## Begin

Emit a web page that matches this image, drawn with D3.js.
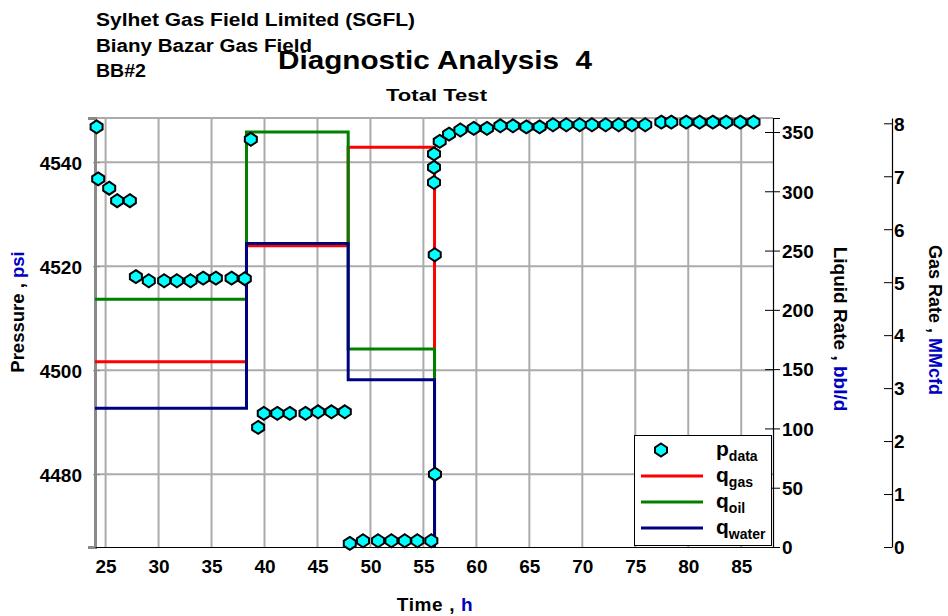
<!DOCTYPE html>
<html><head><meta charset="utf-8">
<script src="https://cdn.jsdelivr.net/npm/d3@7/dist/d3.min.js"></script>
<style>
body{margin:0;background:#fff;}
svg text{font-family:"Liberation Sans",Arial,sans-serif;font-weight:bold;fill:#000;}
</style></head>
<body><svg id="c" width="948" height="616"></svg>
<script>
// ---- data ----
const timeTicks = [25,30,35,40,45,50,55,60,65,70,75,80,85];
const pressureTicks = [4480,4500,4520,4540];
const liquidTicks = [0,50,100,150,200,250,300,350];
const gasTicks = [0,1,2,3,4,5,6,7,8];

const pTime = [24.15,24.30,25.34,26.09,27.29,
  27.86,29.08,30.53,31.73,33.02,34.21,35.41,36.89,38.14,38.71,
  39.40,39.93,41.21,42.39,43.87,45.06,46.32,47.58,
  48.05,49.30,50.72,51.98,53.24,54.43,55.75,56.09,56.07,56.00,56.00,56.00,
  56.54,57.42,58.49,59.75,61.00,62.26,63.45,64.72,65.97,67.23,68.49,69.75,70.91,
  72.20,73.43,74.68,75.94,77.46,78.40,79.81,81.07,82.32,83.58,84.91,86.16];
const pData = [4546.8,4536.8,4535.0,4532.6,4532.6,
  4518.0,4517.2,4517.2,4517.2,4517.2,4517.7,4517.7,4517.7,4517.6,4544.4,
  4489.0,4491.7,4491.7,4491.7,4491.7,4492.0,4492.0,4492.0,
  4466.7,4467.2,4467.2,4467.2,4467.2,4467.2,4467.2,4480.0,4522.2,4536.1,4539.0,4541.6,
  4544.0,4545.4,4546.2,4546.5,4546.5,4547.0,4547.0,4546.8,4546.8,4547.2,4547.2,4547.2,4547.2,
  4547.2,4547.2,4547.2,4547.2,4547.7,4547.7,4547.7,4547.7,4547.7,4547.7,4547.7,4547.7];

const stepTimes = [24.0, 38.3, 47.9, 56.05];
const qGas   = [3.50, 5.69, 7.55, 0];
const qOil   = [209, 350, 167, 0];
const qWater = [117, 256, 141, 0];

// ---- layout ----
const L=95, R=773, T=118, B=547, GX=892;
const svg = d3.select("#c");
const x = d3.scaleLinear().domain([24,88]).range([L,R]);
const yP = d3.scaleLinear().domain([4466,4548.5]).range([B,T]);
const yL = d3.scaleLinear().domain([0,361.8]).range([B,T]);
const yG = d3.scaleLinear().domain([0,8.1]).range([B,T]);

// grid
const grid = svg.append("g").attr("stroke","#ababab").attr("stroke-width",2);
grid.selectAll("line.v").data(timeTicks).join("line").attr("class","v")
  .attr("x1",d=>x(d)).attr("x2",d=>x(d)).attr("y1",T).attr("y2",B);
grid.selectAll("line.h").data(pressureTicks).join("line").attr("class","h")
  .attr("x1",L).attr("x2",R).attr("y1",d=>yP(d)).attr("y2",d=>yP(d));
grid.append("line").attr("x1",L).attr("x2",R).attr("y1",T).attr("y2",T);

// left axis
const axL = svg.append("g").attr("transform",`translate(${L},0)`)
  .call(d3.axisLeft(yP).tickValues(pressureTicks).tickSize(7).tickPadding(6).tickFormat(d3.format("d")));
axL.select(".domain").attr("stroke","#8a8a8a").attr("stroke-width",3);
axL.selectAll(".tick line").attr("stroke","#8a8a8a").attr("x2",-7).attr("transform","translate(5,0)");
axL.selectAll(".tick text").attr("font-size",19).attr("x",-13).attr("dy","0.36em");

// bottom axis
const axB = svg.append("g").attr("transform",`translate(0,${B})`)
  .call(d3.axisBottom(x).tickValues(timeTicks).tickSize(0).tickPadding(13));
axB.select(".domain").attr("stroke","#000").attr("stroke-width",1.2);
axB.selectAll(".tick text").attr("font-size",19);

// liquid axis
const axR = svg.append("g").attr("transform",`translate(${R},0)`)
  .call(d3.axisRight(yL).tickValues(liquidTicks).tickSize(7).tickPadding(2));
axR.select(".domain").attr("stroke","#000").attr("stroke-width",1.2);
axR.selectAll(".tick line").attr("stroke","#000").attr("x1",-8);
axR.selectAll(".tick text").attr("font-size",19).attr("dy","0.36em");

// gas axis
const axG = svg.append("g").attr("transform",`translate(${GX},0)`)
  .call(d3.axisRight(yG).tickValues(gasTicks).tickSize(0).tickPadding(2));
axG.select(".domain").attr("stroke","#000").attr("stroke-width",1.2);
axG.selectAll(".tick line").attr("stroke","#000").attr("x1",-8).attr("x2",0);
axG.selectAll(".tick text").attr("font-size",19).attr("dy","0.36em");

// step lines
function stepPath(vals, ys){
  return d3.line().x(d=>x(d[0])).y(d=>ys(d[1])).curve(d3.curveStepAfter)(stepTimes.map((t,i)=>[t,vals[i]]));
}
svg.append("path").attr("d",stepPath(qGas,yG)).attr("fill","none").attr("stroke","#ff0000").attr("stroke-width",3);
svg.append("path").attr("d",stepPath(qOil,yL)).attr("fill","none").attr("stroke","#008000").attr("stroke-width",3);
svg.append("path").attr("d",stepPath(qWater,yL)).attr("fill","none").attr("stroke","#000080").attr("stroke-width",3);

// markers
const hex = "M0,-6.5L6,-2.5L6,2.5L0,6.5L-6,2.5L-6,-2.5Z";
svg.append("g").selectAll("path").data(pTime.map((t,i)=>[t,pData[i]])).join("path")
  .attr("d",hex).attr("transform",d=>`translate(${x(d[0])},${yP(d[1])})`)
  .attr("fill","#00ffff").attr("stroke","#000").attr("stroke-width",2);

// legend
const lg = svg.append("g");
lg.append("rect").attr("x",634.5).attr("y",435.5).attr("width",137).attr("height",110)
  .attr("fill","#fff").attr("stroke","#000").attr("stroke-width",1);
lg.append("path").attr("d",hex).attr("transform","translate(661,450)")
  .attr("fill","#00ffff").attr("stroke","#000").attr("stroke-width",2);
const legItems = [["p","data",null,450],["q","gas","#ff0000",476],["q","oil","#008000",502],["q","water","#000080",528]];
legItems.forEach(([m,s,c,yy])=>{
  if(c) lg.append("line").attr("x1",641).attr("x2",703).attr("y1",yy).attr("y2",yy).attr("stroke",c).attr("stroke-width",3);
  const t = lg.append("text").attr("x",716).attr("y",yy+6).attr("font-size",21);
  t.append("tspan").text(m);
  t.append("tspan").attr("font-size",14).attr("dy",5).text(s);
});

// titles
function txt(str,xx,yy,size,opts={}){
  const t=svg.append("text").attr("x",xx).attr("y",yy).attr("font-size",size).text(str);
  if(opts.len) t.attr("textLength",opts.len).attr("lengthAdjust","spacingAndGlyphs");
  if(opts.anchor) t.attr("text-anchor",opts.anchor);
  return t;
}
txt("Sylhet Gas Field Limited (SGFL)",96,26,18,{len:319});
txt("Biany Bazar Gas Field",96,52,18,{len:216});
txt("BB#2",96,77,18,{len:50});
txt("Diagnostic Analysis\u00a0\u00a04",278,69,26,{len:314});
txt("Total Test",386,101,17,{len:101});

// axis titles
const tx = svg.append("text").attr("x",435).attr("y",611).attr("text-anchor","middle").attr("font-size",19).attr("letter-spacing","0.6px");
tx.append("tspan").text("Time , ");
tx.append("tspan").style("fill","#0000c0").text("h");

const tp = svg.append("text").attr("transform","translate(24,312) rotate(-90)").attr("text-anchor","middle").attr("font-size",18.5);
tp.append("tspan").text("Pressure , ");
tp.append("tspan").style("fill","#0000c0").text("psi");

const tl = svg.append("text").attr("transform","translate(834,329) rotate(90)").attr("text-anchor","middle").attr("font-size",19);
tl.append("tspan").text("Liquid Rate , ");
tl.append("tspan").style("fill","#0000c0").text("bbl/d");

const tg = svg.append("text").attr("transform","translate(929,320) rotate(90)").attr("text-anchor","middle").attr("font-size",18);
tg.append("tspan").text("Gas Rate , ");
tg.append("tspan").style("fill","#0000c0").text("MMcfd");
</script></body></html>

## End

Please extract exactly the lines of the data, from the first through the line containing "const gasTicks = [0,1,2,3,4,5,6,7,8];", and add no pictures to the copy.

→ **EXERCISE RESPONSE**
Emit a web page that matches this image, drawn with D3.js.
<!DOCTYPE html>
<html><head><meta charset="utf-8">
<script src="https://cdn.jsdelivr.net/npm/d3@7/dist/d3.min.js"></script>
<style>
body{margin:0;background:#fff;}
svg text{font-family:"Liberation Sans",Arial,sans-serif;font-weight:bold;fill:#000;}
</style></head>
<body><svg id="c" width="948" height="616"></svg>
<script>
// ---- data ----
const timeTicks = [25,30,35,40,45,50,55,60,65,70,75,80,85];
const pressureTicks = [4480,4500,4520,4540];
const liquidTicks = [0,50,100,150,200,250,300,350];
const gasTicks = [0,1,2,3,4,5,6,7,8];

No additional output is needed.